The excellent personal finance blog Get Rich Slowly (highly recommended—one of my daily reads) posted a link yesterday that reminded me of a topic that I’ve been meaning to post on. As I read the story, titled “Cars affordability: Cheapest since 1980” I couldn’t help but think about the stark contrast between the price trends of cars versus real estate. Granted, land does not “wear out” in the way that cars do, so you wouldn’t expect real estate today to cost less than in 1980, but there is a similarity in the buying process of each that I’ve been thinking about lately.

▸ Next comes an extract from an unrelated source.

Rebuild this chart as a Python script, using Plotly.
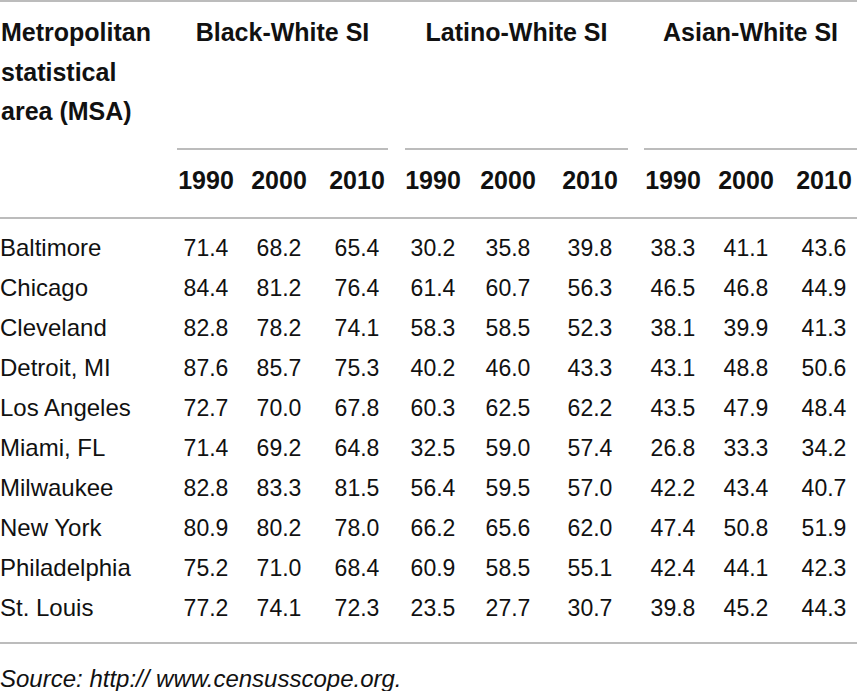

Cars and real estate are similar in that the purchase price is negotiable. Think about the negotiation process that you go through when you buy a car. If you’re a smart buyer, you come to the table with a pretty good idea of what the car is worth, and negotiate the price based on that bottom-line. The monthly payment, taxes, fees, dealer extras, and trade-in value are important factors in your total out-of-pocket cost for the car, but they are all secondary to the purchase price of the vehicle. Consider this quote from the Edmunds.com article Confessions of a Car Salesman:
From my commission check it was clear that the minivan couple could have made a better deal and saved several thousand dollars. So where did they go wrong? Well, first of all, they negotiated as monthly payment buyers, rather than bargaining on the purchase price of the vehicle. When you agree to be a “monthly payment buyer” several variables are introduced that are harder to keep track of: the term of the loan can be extended up to 72 months (six years!) without your awareness and the interest rate can be raised. When you bargain on purchase price, it is a cleaner, simpler way of negotiating.
If you think about it, this is exactly what has happened with real estate. The combined forces of super-low interest rates and loose lending practices have turned the vast majority of home buyers into “monthly payment buyers.” A recent post by Ardell at RCG titled Beginning the Home Buying Process illustrates this phenomenon (emphasis hers—as usual):
STEP 1: The first step is the most extensive one, as it combines many factors. Home Price, which is determined by monthly payment affordability, cash needed to close, and commission to be paid to the Buyer’s Agent.
The first step is to base your home price on your “monthly payment affordability”—exactly the mistake mentioned above by the undercover car salesman that led to overpaying by thousands of dollars on a new car. In my opinion, it’s no wonder that home prices have gotten so out of whack with true fundamentals, when the first question someone asks in the home buying process is not “Is this house worth $XXX,000?” but rather “Can I afford $X,000 per month (no matter what kind of financing it takes)?” Obviously a monthly payment must be affordable, but should that really be the sole determining factor in whether a house is worth buying?
The longer this kind of mindset goes on, the more detached the price of real estate becomes from where it “should” be. In a way it pisses me off, because I know that for every person like me that thinks “there’s no way that house is worth $500,000!” there are hundreds (probably even thousands) of people that say “if we stretch our budget, we can afford $2,500 per month,” and thus the lunacy continues.
At least I know that the madness will end eventually, one way or another.